Reports that the NBA plans to enact anti-tanking rules next season read like the satisfying sentence at the end of a long, awkward chapter. Sources say the league is moving. That alone is news: an acknowledgment that the incentives inside professional sports sometimes reward the opposite of competition.

But headlines are one thing and policy is another. The reports do not — cannot, at this stage — tell us what the rules will be, how they will be enforced or what metrics the league will use to distinguish strategic rebuilding from outright gamesmanship. Those are not small details. They are everything.

If the league follows through, the aim will presumably be to protect competitive integrity and the fan relationship. Fans don’t pay to watch the lights dim or to catalog losses as future assets. They pay to believe the contest matters. So the principle is simple: reduce incentives to resign a season to the ledger and restore the primacy of winning on the court.

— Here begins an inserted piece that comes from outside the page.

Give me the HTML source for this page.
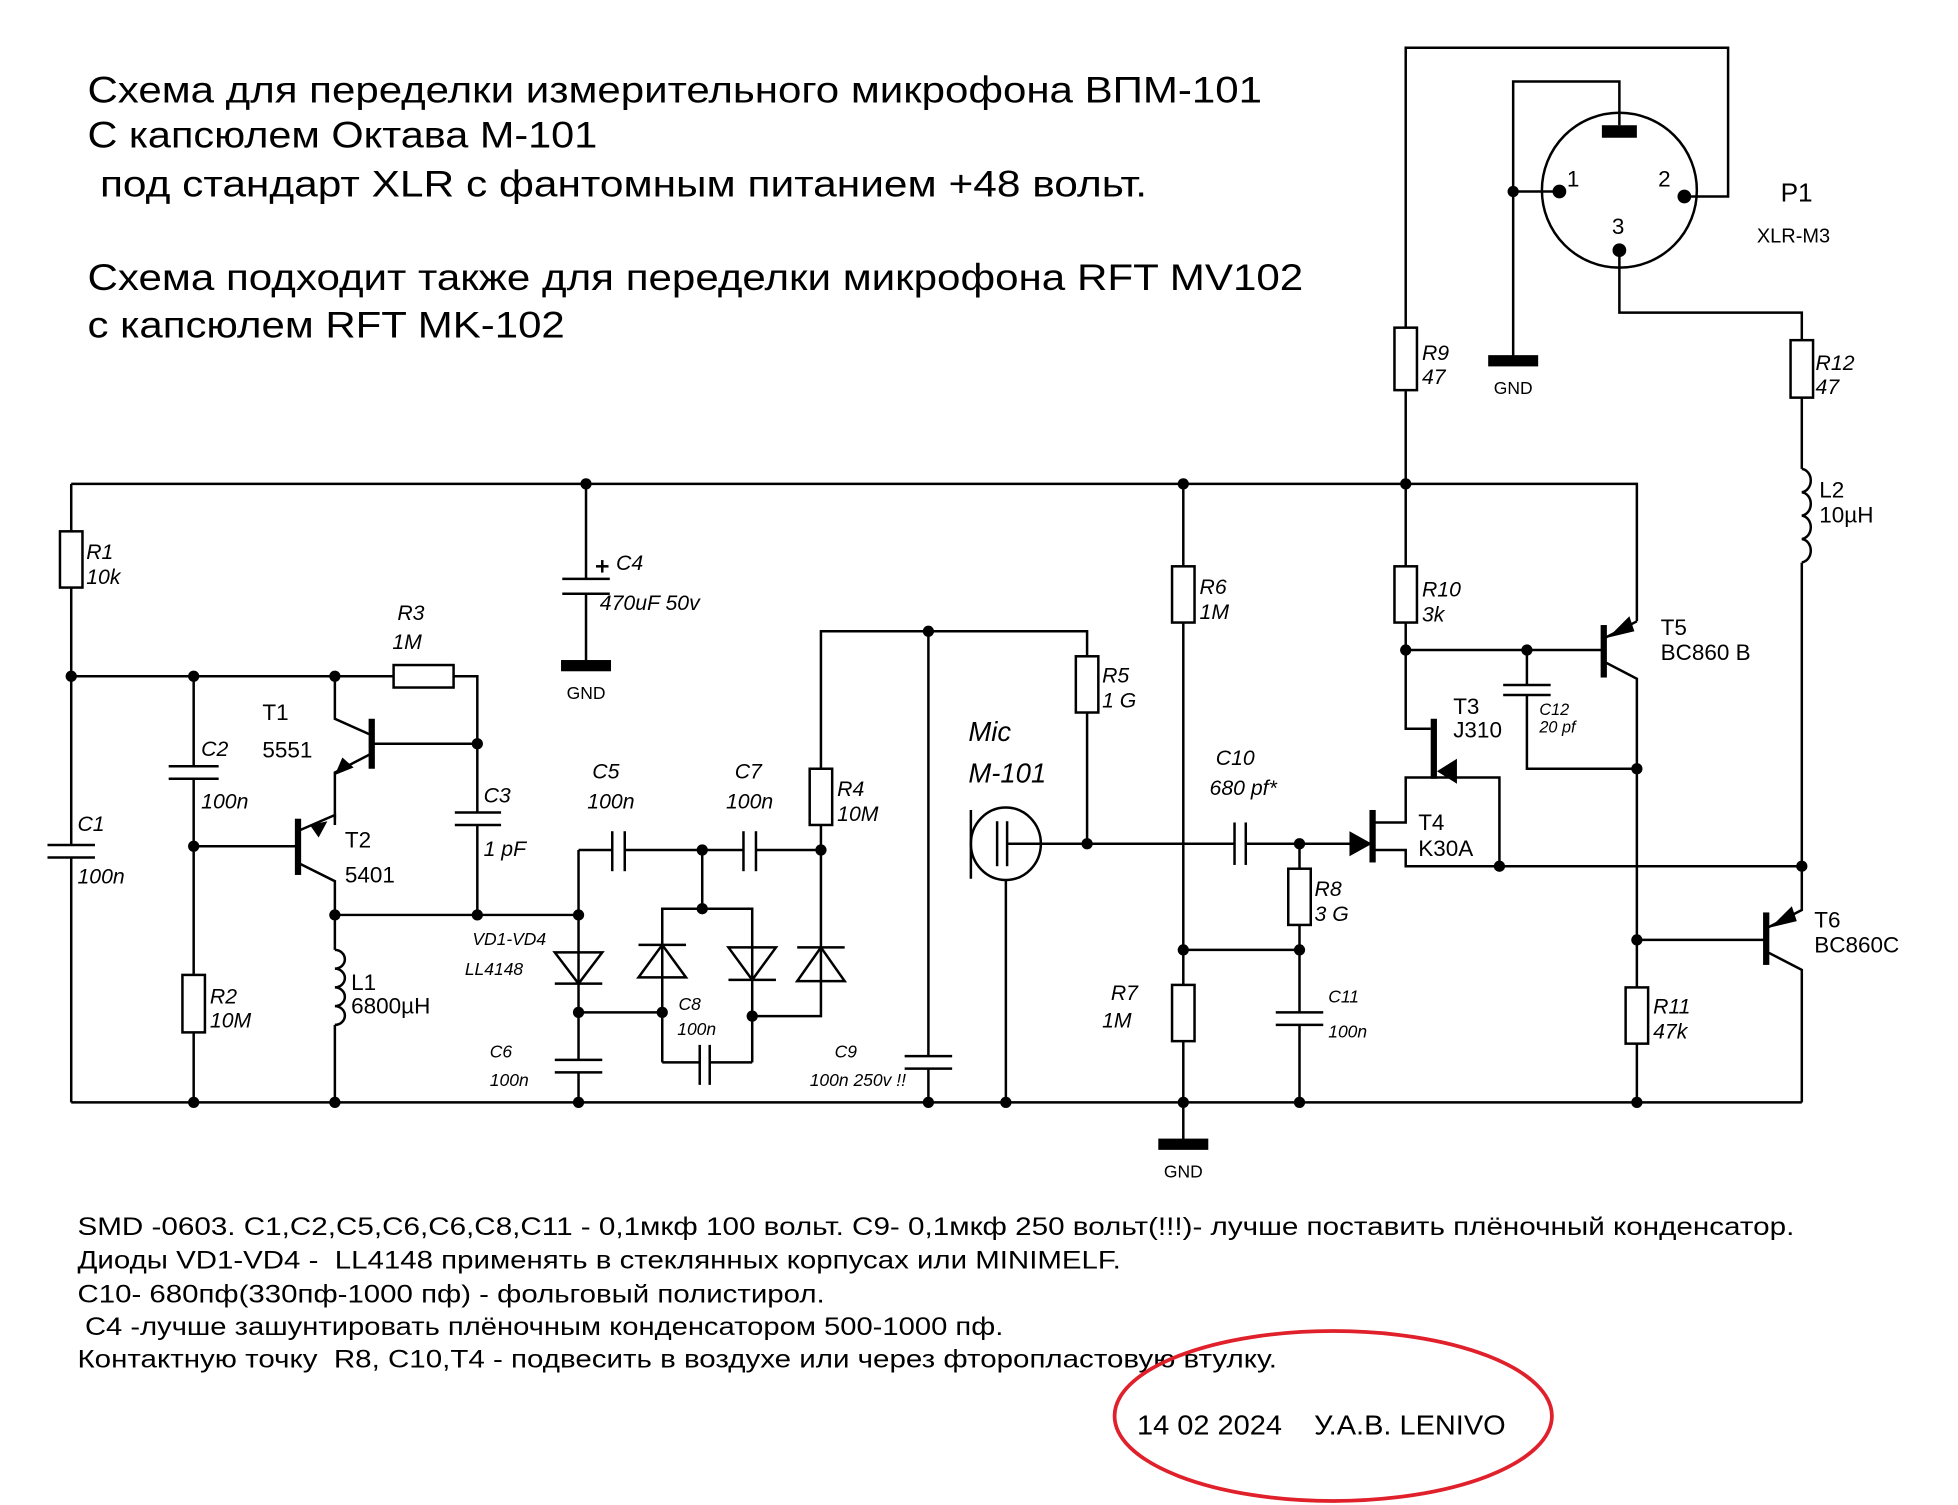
<!DOCTYPE html>
<html><head><meta charset="utf-8"><style>
html,body{margin:0;padding:0;background:#fff;}
svg{display:block;}
text{font-family:"Liberation Sans",sans-serif;fill:#000;white-space:pre;}
.i{font-style:italic;font-size:17px;}
.r{font-size:18px;}
.s{font-size:14px;font-style:italic;}
.t{font-size:30px;}
.n{font-size:20px;}
</style></head><body>
<svg width="1958" height="1505" viewBox="0 0 1567 1204" xmlns="http://www.w3.org/2000/svg" xml:space="preserve">
<rect width="1567" height="1204" fill="#fff"/>
<g stroke="#000" stroke-width="2" fill="none">
<polyline points="57,387 1310,387 1310,497"/>
<line x1="57" y1="882" x2="1442" y2="882"/>
<line x1="57" y1="387" x2="57" y2="676"/><line x1="57" y1="686" x2="57" y2="882"/>
<line x1="38" y1="676" x2="76" y2="676"/><line x1="38" y1="686" x2="76" y2="686"/>
<rect x="48" y="425" width="18" height="45" fill="#fff"/>
<line x1="57" y1="541" x2="315" y2="541"/><rect x="315" y="532" width="48" height="18"/>
<polyline points="363,541 382,541 382,650"/><line x1="382" y1="660" x2="382" y2="732"/>
<line x1="364" y1="650" x2="401" y2="650"/><line x1="364" y1="660" x2="401" y2="660"/>
<line x1="155" y1="541" x2="155" y2="613"/><line x1="155" y1="623" x2="155" y2="780"/><line x1="155" y1="826" x2="155" y2="882"/>
<line x1="135" y1="613" x2="175" y2="613"/><line x1="135" y1="623" x2="175" y2="623"/>
<rect x="146" y="780" width="18" height="46"/>
<polyline points="268,541 268,575 297,588"/>
<line x1="297" y1="595" x2="382" y2="595"/>
<polyline points="297,603 268,618 268,660"/>
<line x1="155" y1="677" x2="238" y2="677"/>
<polyline points="238,665 268,652 268,655"/>
<polyline points="238,690 268,705 268,760"/>
<line x1="268" y1="732" x2="463" y2="732"/>
<path d="M268,760 a8,7.5 0 0 1 0,15 a8,7.5 0 0 1 0,15 a8,7.5 0 0 1 0,15 a8,7.5 0 0 1 0,15"/>
<line x1="268" y1="820" x2="268" y2="882"/>
<line x1="469" y1="387" x2="469" y2="463"/><line x1="469" y1="475" x2="469" y2="530"/>
<line x1="450" y1="463" x2="488" y2="463"/><line x1="450" y1="475" x2="488" y2="475"/>
<line x1="477" y1="453" x2="487" y2="453"/><line x1="482" y1="448" x2="482" y2="458"/>
<polyline points="463,882 463,858"/><line x1="463" y1="848" x2="463" y2="680"/>
<line x1="444" y1="848" x2="482" y2="848"/><line x1="444" y1="858" x2="482" y2="858"/>
<line x1="463" y1="680" x2="490" y2="680"/><line x1="500" y1="680" x2="595" y2="680"/><line x1="605" y1="680" x2="657" y2="680"/>
<line x1="490" y1="665" x2="490" y2="697"/><line x1="500" y1="665" x2="500" y2="697"/>
<line x1="595" y1="665" x2="595" y2="697"/><line x1="605" y1="665" x2="605" y2="697"/>
<polygon points="444,762 482,762 463,787"/><line x1="444" y1="787" x2="482" y2="787"/>
<line x1="463" y1="810" x2="530" y2="810"/>
<line x1="562" y1="680" x2="562" y2="727"/>
<polyline points="530,850 530,727 602,727 602,850"/>
<polygon points="511,782 549,782 530,756"/><line x1="511" y1="756" x2="549" y2="756"/>
<polygon points="583,758 621,758 602,784"/><line x1="583" y1="784" x2="621" y2="784"/>
<polyline points="530,850 560,850"/><polyline points="568,850 602,850"/>
<line x1="560" y1="836" x2="560" y2="868"/><line x1="568" y1="836" x2="568" y2="868"/>
<polyline points="602,813 657,813 657,505 870,505 870,525"/>
<polygon points="638,785 676,785 657,758"/><line x1="638" y1="758" x2="676" y2="758"/>
<rect x="648" y="615" width="18" height="45" fill="#fff"/>
<line x1="743" y1="505" x2="743" y2="845"/><line x1="743" y1="855" x2="743" y2="882"/>
<line x1="724" y1="845" x2="762" y2="845"/><line x1="724" y1="855" x2="762" y2="855"/>
<rect x="861" y="525" width="18" height="45"/><line x1="870" y1="570" x2="870" y2="675"/>
<ellipse cx="805" cy="675" rx="28" ry="29"/>
<line x1="777" y1="648" x2="777" y2="703"/>
<line x1="798" y1="657" x2="798" y2="693"/><line x1="806" y1="657" x2="806" y2="693"/>
<line x1="806" y1="675" x2="988" y2="675"/><line x1="997" y1="675" x2="1082" y2="675"/>
<line x1="988" y1="658" x2="988" y2="692"/><line x1="997" y1="658" x2="997" y2="692"/>
<line x1="805" y1="704" x2="805" y2="882"/>
<line x1="947" y1="387" x2="947" y2="915"/>
<rect x="938" y="453" width="18" height="45" fill="#fff"/>
<rect x="938" y="788" width="18" height="45" fill="#fff"/>
<line x1="947" y1="760" x2="1040" y2="760"/>
<line x1="1040" y1="675" x2="1040" y2="810"/><line x1="1040" y1="820" x2="1040" y2="882"/>
<rect x="1031" y="695" width="18" height="45" fill="#fff"/>
<line x1="1021" y1="810" x2="1059" y2="810"/><line x1="1021" y1="820" x2="1059" y2="820"/>
<polyline points="1100,658 1125,658 1125,622 1200,622 1200,693"/>
<polyline points="1100,680 1125,680 1125,693 1442,693"/>
<polyline points="1125,312 1125,583 1145,583"/>
<rect x="1116" y="453" width="18" height="45" fill="#fff"/>
<rect x="1116" y="262" width="18" height="50" fill="#fff"/>
<polyline points="1125,262 1125,38 1383,38 1383,157 1350,157"/>
<line x1="1125" y1="520" x2="1283" y2="520"/>
<polyline points="1222,520 1222,548"/><polyline points="1222,556 1222,615 1310,615"/>
<line x1="1203" y1="548" x2="1241" y2="548"/><line x1="1203" y1="556" x2="1241" y2="556"/>
<polyline points="1285,510 1310,497"/>
<polyline points="1285,530 1310,543 1310,790"/><line x1="1310" y1="835" x2="1310" y2="882"/>
<rect x="1301" y="790" width="18" height="45"/>
<line x1="1310" y1="752" x2="1413" y2="752"/>
<polyline points="1415,742 1442,728 1442,450"/>
<polyline points="1415,762 1442,776 1442,882"/>
<path d="M1442,375 a8,9.4 0 0 1 0,18.7 a8,9.4 0 0 1 0,18.7 a8,9.4 0 0 1 0,18.7 a8,9.4 0 0 1 0,18.7"/>
<polyline points="1442,375 1442,318"/><rect x="1433" y="272" width="18" height="46"/>
<polyline points="1442,272 1442,250 1296,250 1296,200"/>
<ellipse cx="1296" cy="152" rx="62" ry="62"/>
<polyline points="1296,100 1296,65 1211,65 1211,285"/>
<line x1="1211" y1="153" x2="1248" y2="153"/>
</g>
<g fill="#000">
<rect x="236" y="655" width="5" height="45"/>
<rect x="295" y="575" width="5" height="40"/>
<rect x="1096" y="648" width="5" height="42"/>
<rect x="1145" y="575" width="5" height="48"/>
<rect x="1281" y="500" width="5" height="42"/>
<rect x="1411" y="730" width="5" height="42"/>
<polygon points="268,620 274,606 283,614"/>
<polygon points="262,657 248,660 255,670"/>
<polygon points="1098,675 1080,665 1080,685"/>
<polygon points="1150,617 1166,607 1166,627"/>
<polygon points="1287,510 1304,493 1308,505"/>
<polygon points="1417,742 1434,725 1438,737"/>
<rect x="449" y="528" width="40" height="9"/>
<rect x="927" y="911" width="40" height="9"/>
<rect x="1191" y="284" width="40" height="9"/>
<rect x="1282" y="100" width="28" height="10"/>
<circle cx="469" cy="387" r="4.5"/><circle cx="947" cy="387" r="4.5"/><circle cx="1125" cy="387" r="4.5"/>
<circle cx="57" cy="541" r="4.5"/><circle cx="155" cy="541" r="4.5"/><circle cx="268" cy="541" r="4.5"/>
<circle cx="382" cy="595" r="4.5"/><circle cx="155" cy="677" r="4.5"/><circle cx="268" cy="732" r="4.5"/>
<circle cx="382" cy="732" r="4.5"/><circle cx="463" cy="732" r="4.5"/><circle cx="562" cy="680" r="4.5"/>
<circle cx="657" cy="680" r="4.5"/><circle cx="562" cy="727" r="4.5"/><circle cx="463" cy="810" r="4.5"/>
<circle cx="530" cy="810" r="4.5"/><circle cx="602" cy="813" r="4.5"/><circle cx="743" cy="505" r="4.5"/>
<circle cx="870" cy="675" r="4.5"/><circle cx="1040" cy="675" r="4.5"/><circle cx="947" cy="760" r="4.5"/>
<circle cx="1040" cy="760" r="4.5"/><circle cx="1125" cy="520" r="4.5"/><circle cx="1222" cy="520" r="4.5"/>
<circle cx="1310" cy="615" r="4.5"/><circle cx="1200" cy="693" r="4.5"/><circle cx="1442" cy="693" r="4.5"/>
<circle cx="1310" cy="752" r="4.5"/>
<circle cx="155" cy="882" r="4.5"/><circle cx="268" cy="882" r="4.5"/><circle cx="463" cy="882" r="4.5"/>
<circle cx="743" cy="882" r="4.5"/><circle cx="805" cy="882" r="4.5"/><circle cx="947" cy="882" r="4.5"/>
<circle cx="1040" cy="882" r="4.5"/><circle cx="1310" cy="882" r="4.5"/>
<circle cx="1211" cy="153" r="4.5"/><circle cx="1248" cy="153" r="5.5"/><circle cx="1348" cy="157" r="5.5"/><circle cx="1296" cy="200" r="5.5"/>
</g>
<text class="t" x="70" y="82" textLength="940" lengthAdjust="spacingAndGlyphs">Схема для переделки измерительного микрофона ВПМ-101</text>
<text class="t" x="70" y="118" textLength="408" lengthAdjust="spacingAndGlyphs">С капсюлем Октава М-101</text>
<text class="t" x="80" y="157" textLength="838" lengthAdjust="spacingAndGlyphs">под стандарт XLR с фантомным питанием +48 вольт.</text>
<text class="t" x="70" y="232" textLength="973" lengthAdjust="spacingAndGlyphs">Схема подходит также для переделки микрофона RFT MV102</text>
<text class="t" x="70" y="270" textLength="382" lengthAdjust="spacingAndGlyphs">с капсюлем RFT MK-102</text>
<text class="i" x="69" y="447">R1</text><text class="i" x="69" y="467">10k</text>
<text class="i" x="318" y="496">R3</text><text class="i" x="314" y="519">1M</text>
<text class="r" x="210" y="576">T1</text><text class="r" x="210" y="606">5551</text>
<text class="i" x="161" y="605">C2</text><text class="i" x="161" y="647">100n</text>
<text class="r" x="276" y="678">T2</text><text class="r" x="276" y="706">5401</text>
<text class="i" x="62" y="665">C1</text><text class="i" x="62" y="707">100n</text>
<text class="i" x="387" y="642">C3</text><text class="i" x="387" y="685">1 pF</text>
<text class="i" x="168" y="803">R2</text><text class="i" x="168" y="822">10M</text>
<text class="r" x="281" y="792">L1</text><text class="r" x="281" y="811">6800µH</text>
<text class="i" x="493" y="456">C4</text><text class="i" x="480" y="488">470uF 50v</text>
<text x="469" y="559" font-size="14" text-anchor="middle">GND</text>
<text class="i" x="474" y="623">C5</text><text class="i" x="470" y="647">100n</text>
<text class="i" x="588" y="623">C7</text><text class="i" x="581" y="647">100n</text>
<text class="i" x="670" y="637">R4</text><text class="i" x="670" y="657">10M</text>
<text class="s" x="378" y="756">VD1-VD4</text><text class="s" x="372" y="780">LL4148</text>
<text class="s" x="543" y="808">C8</text><text class="s" x="542" y="828">100n</text>
<text class="s" x="392" y="846">C6</text><text class="s" x="392" y="869">100n</text>
<text class="s" x="668" y="846">C9</text><text class="s" x="648" y="869">100n 250v !!</text>
<text class="i" x="882" y="546">R5</text><text class="i" x="882" y="566">1 G</text>
<text x="775" y="593" font-size="22" font-style="italic">Mic</text>
<text x="775" y="626" font-size="22" font-style="italic">M-101</text>
<text class="i" x="960" y="475">R6</text><text class="i" x="960" y="495">1M</text>
<text class="i" x="973" y="612">C10</text><text class="i" x="968" y="636">680 pf*</text>
<text class="i" x="1052" y="717">R8</text><text class="i" x="1052" y="737">3 G</text>
<text class="i" x="889" y="800">R7</text><text class="i" x="882" y="822">1M</text>
<text class="s" x="1063" y="802">C11</text><text class="s" x="1063" y="830">100n</text>
<text x="947" y="942" font-size="14" text-anchor="middle">GND</text>
<text class="r" x="1135" y="664">T4</text><text class="r" x="1135" y="685">K30A</text>
<text class="r" x="1163" y="571">T3</text><text class="r" x="1163" y="590">J310</text>
<text x="1232" y="572" font-size="13" font-style="italic">C12</text><text x="1232" y="586" font-size="13" font-style="italic">20 pf</text>
<text class="i" x="1138" y="477">R10</text><text class="i" x="1138" y="497">3k</text>
<text class="r" x="1329" y="508">T5</text><text class="r" x="1329" y="528">BC860 B</text>
<text class="r" x="1452" y="742">T6</text><text class="r" x="1452" y="762">BC860C</text>
<text class="i" x="1323" y="811">R11</text><text class="i" x="1323" y="831">47k</text>
<text class="r" x="1456" y="398">L2</text><text class="r" x="1456" y="418">10µH</text>
<text class="i" x="1453" y="296">R12</text><text class="i" x="1453" y="315">47</text>
<text class="i" x="1138" y="288">R9</text><text class="i" x="1138" y="307">47</text>
<text x="1211" y="315" font-size="14" text-anchor="middle">GND</text>
<text x="1254" y="149" font-size="18">1</text><text x="1327" y="149" font-size="18">2</text><text x="1290" y="187" font-size="18">3</text>
<text x="1425" y="161" font-size="21">P1</text><text x="1406" y="194" font-size="16">XLR-M3</text>
<text class="n" x="62" y="988" textLength="1374" lengthAdjust="spacingAndGlyphs">SMD -0603. C1,C2,C5,C6,C6,C8,C11 - 0,1мкф 100 вольт. C9- 0,1мкф 250 вольт(!!!)- лучше поставить плёночный конденсатор.</text>
<text class="n" x="62" y="1015" textLength="835" lengthAdjust="spacingAndGlyphs">Диоды VD1-VD4 -  LL4148 применять в стеклянных корпусах или MINIMELF.</text>
<text class="n" x="62" y="1042" textLength="598" lengthAdjust="spacingAndGlyphs">C10- 680пф(330пф-1000 пф) - фольговый полистирол.</text>
<text class="n" x="68" y="1068" textLength="735" lengthAdjust="spacingAndGlyphs">C4 -лучше зашунтировать плёночным конденсатором 500-1000 пф.</text>
<text class="n" x="62" y="1094" textLength="960" lengthAdjust="spacingAndGlyphs">Контактную точку  R8, C10,T4 - подвесить в воздухе или через фторопластовую втулку.</text>
<text x="910" y="1148" font-size="22" textLength="295" lengthAdjust="spacingAndGlyphs">14 02 2024    У.А.В. LENIVO</text>
<ellipse cx="1067" cy="1133" rx="175" ry="68" fill="none" stroke="#e0202a" stroke-width="3"/>
</svg>
</body></html>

But good intentions can collide with messy reality. Any rule that tries to police competitive effort will bump into coaching choices, injuries, long-term roster construction and the realities of a twelve-month salary cap. The temptation to treat anti-tanking policy as a magic fix should be resisted: the wrong rules could simply shift gaming from one corner of the ledger to another.

Transparency will be the test. If the league announces a framework that explains what behavior it will penalize, how it will investigate and how appeals will be handled, that will do more to restore faith than a terse memo. If it slips into vague language and ad-hoc punishments, cynics will see a new set of loopholes waiting to be exploited.

There is also a governance question. Any enforcement system has to be defensible to owners, front offices and players — and durable across changing leadership. That argues for rules designed with input and for clear, recordable standards, not for secret thresholds determined behind closed doors.

So congratulations to the scoop — it is worth celebrating when a league confronts a problem it once shrugged at. Now comes the harder work: publish the rules, show your math and accept that, in sport as in life, credibility is earned in the details, not headlines.